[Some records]
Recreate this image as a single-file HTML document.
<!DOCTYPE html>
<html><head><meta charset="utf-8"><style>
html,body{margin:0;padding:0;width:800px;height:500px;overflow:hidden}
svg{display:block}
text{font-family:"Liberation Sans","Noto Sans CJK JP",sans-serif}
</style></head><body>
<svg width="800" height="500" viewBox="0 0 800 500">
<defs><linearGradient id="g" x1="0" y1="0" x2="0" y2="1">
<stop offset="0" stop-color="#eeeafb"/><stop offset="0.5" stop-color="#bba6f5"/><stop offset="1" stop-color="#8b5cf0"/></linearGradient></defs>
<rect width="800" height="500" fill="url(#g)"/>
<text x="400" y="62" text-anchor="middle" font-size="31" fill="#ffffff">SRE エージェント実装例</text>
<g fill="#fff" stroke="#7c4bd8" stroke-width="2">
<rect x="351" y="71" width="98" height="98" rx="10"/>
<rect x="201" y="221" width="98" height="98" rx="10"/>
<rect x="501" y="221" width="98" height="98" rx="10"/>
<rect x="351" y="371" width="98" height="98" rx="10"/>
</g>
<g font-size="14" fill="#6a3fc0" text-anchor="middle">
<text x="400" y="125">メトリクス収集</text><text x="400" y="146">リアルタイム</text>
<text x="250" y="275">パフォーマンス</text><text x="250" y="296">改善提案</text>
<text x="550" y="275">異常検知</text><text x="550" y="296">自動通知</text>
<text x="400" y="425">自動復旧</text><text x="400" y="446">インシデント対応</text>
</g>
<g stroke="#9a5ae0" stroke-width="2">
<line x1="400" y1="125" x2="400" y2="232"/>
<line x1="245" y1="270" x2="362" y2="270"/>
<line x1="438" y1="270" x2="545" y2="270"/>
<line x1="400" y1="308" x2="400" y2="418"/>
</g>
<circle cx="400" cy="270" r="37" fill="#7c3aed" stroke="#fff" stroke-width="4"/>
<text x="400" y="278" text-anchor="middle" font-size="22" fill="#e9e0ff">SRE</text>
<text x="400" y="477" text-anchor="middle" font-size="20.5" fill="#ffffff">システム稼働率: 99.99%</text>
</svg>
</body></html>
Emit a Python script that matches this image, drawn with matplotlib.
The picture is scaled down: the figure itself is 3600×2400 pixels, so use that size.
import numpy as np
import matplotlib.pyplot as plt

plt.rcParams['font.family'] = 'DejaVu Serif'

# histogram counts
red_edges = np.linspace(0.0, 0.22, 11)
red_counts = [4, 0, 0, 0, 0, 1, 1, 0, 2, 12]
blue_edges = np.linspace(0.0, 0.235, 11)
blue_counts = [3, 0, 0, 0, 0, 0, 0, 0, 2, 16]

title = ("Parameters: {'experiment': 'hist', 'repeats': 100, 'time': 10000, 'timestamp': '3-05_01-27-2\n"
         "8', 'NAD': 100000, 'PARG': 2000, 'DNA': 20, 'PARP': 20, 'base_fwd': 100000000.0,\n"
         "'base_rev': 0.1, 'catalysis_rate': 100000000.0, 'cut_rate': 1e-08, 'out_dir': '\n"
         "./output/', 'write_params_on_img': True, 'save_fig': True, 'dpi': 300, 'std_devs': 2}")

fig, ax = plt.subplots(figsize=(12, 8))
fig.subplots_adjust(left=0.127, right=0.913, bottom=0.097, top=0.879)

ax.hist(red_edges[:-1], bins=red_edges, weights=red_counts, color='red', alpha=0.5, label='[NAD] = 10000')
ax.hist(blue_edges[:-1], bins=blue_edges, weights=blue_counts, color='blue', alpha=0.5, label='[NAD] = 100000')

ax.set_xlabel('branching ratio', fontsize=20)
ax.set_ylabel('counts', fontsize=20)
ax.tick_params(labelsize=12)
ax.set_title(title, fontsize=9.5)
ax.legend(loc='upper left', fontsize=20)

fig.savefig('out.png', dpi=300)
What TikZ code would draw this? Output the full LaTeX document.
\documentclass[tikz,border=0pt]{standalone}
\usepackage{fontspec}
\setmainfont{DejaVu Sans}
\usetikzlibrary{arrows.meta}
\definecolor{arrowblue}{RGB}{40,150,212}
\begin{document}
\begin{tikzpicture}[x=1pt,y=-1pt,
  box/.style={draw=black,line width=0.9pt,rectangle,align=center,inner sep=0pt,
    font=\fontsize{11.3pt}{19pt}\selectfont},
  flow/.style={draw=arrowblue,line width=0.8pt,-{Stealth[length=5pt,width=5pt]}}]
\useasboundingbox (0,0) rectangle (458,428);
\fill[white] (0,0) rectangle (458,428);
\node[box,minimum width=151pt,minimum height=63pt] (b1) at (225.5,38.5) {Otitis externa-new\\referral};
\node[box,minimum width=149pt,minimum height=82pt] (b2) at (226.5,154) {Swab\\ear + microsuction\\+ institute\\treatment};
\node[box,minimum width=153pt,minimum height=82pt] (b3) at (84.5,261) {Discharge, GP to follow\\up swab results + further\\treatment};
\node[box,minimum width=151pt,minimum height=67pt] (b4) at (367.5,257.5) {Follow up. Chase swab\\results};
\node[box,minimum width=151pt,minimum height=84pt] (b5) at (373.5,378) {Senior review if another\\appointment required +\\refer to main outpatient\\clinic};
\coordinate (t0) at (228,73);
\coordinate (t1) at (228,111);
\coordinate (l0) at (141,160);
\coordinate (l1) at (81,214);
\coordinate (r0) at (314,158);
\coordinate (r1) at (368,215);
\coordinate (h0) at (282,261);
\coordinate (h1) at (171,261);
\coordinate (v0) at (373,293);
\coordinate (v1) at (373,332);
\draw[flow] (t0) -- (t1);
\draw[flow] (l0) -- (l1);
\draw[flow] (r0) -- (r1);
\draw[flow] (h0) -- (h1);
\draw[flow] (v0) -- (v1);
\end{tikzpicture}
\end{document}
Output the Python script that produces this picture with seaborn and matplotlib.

- [Instructions for the task] Transcribe the lines beginning at the one that contains "The picture is" and ending at the one that contains "fig.savefig('out.png', dpi=300)", with nothing added or left out.

- [Answer for the task]
The picture is scaled down: the figure itself is 3600×2400 pixels, so use that size.
import numpy as np
import matplotlib.pyplot as plt

plt.rcParams['font.family'] = 'DejaVu Serif'

# histogram counts
red_edges = np.linspace(0.0, 0.22, 11)
red_counts = [4, 0, 0, 0, 0, 1, 1, 0, 2, 12]
blue_edges = np.linspace(0.0, 0.235, 11)
blue_counts = [3, 0, 0, 0, 0, 0, 0, 0, 2, 16]

title = ("Parameters: {'experiment': 'hist', 'repeats': 100, 'time': 10000, 'timestamp': '3-05_01-27-2\n"
         "8', 'NAD': 100000, 'PARG': 2000, 'DNA': 20, 'PARP': 20, 'base_fwd': 100000000.0,\n"
         "'base_rev': 0.1, 'catalysis_rate': 100000000.0, 'cut_rate': 1e-08, 'out_dir': '\n"
         "./output/', 'write_params_on_img': True, 'save_fig': True, 'dpi': 300, 'std_devs': 2}")

fig, ax = plt.subplots(figsize=(12, 8))
fig.subplots_adjust(left=0.127, right=0.913, bottom=0.097, top=0.879)

ax.hist(red_edges[:-1], bins=red_edges, weights=red_counts, color='red', alpha=0.5, label='[NAD] = 10000')
ax.hist(blue_edges[:-1], bins=blue_edges, weights=blue_counts, color='blue', alpha=0.5, label='[NAD] = 100000')

ax.set_xlabel('branching ratio', fontsize=20)
ax.set_ylabel('counts', fontsize=20)
ax.tick_params(labelsize=12)
ax.set_title(title, fontsize=9.5)
ax.legend(loc='upper left', fontsize=20)

fig.savefig('out.png', dpi=300)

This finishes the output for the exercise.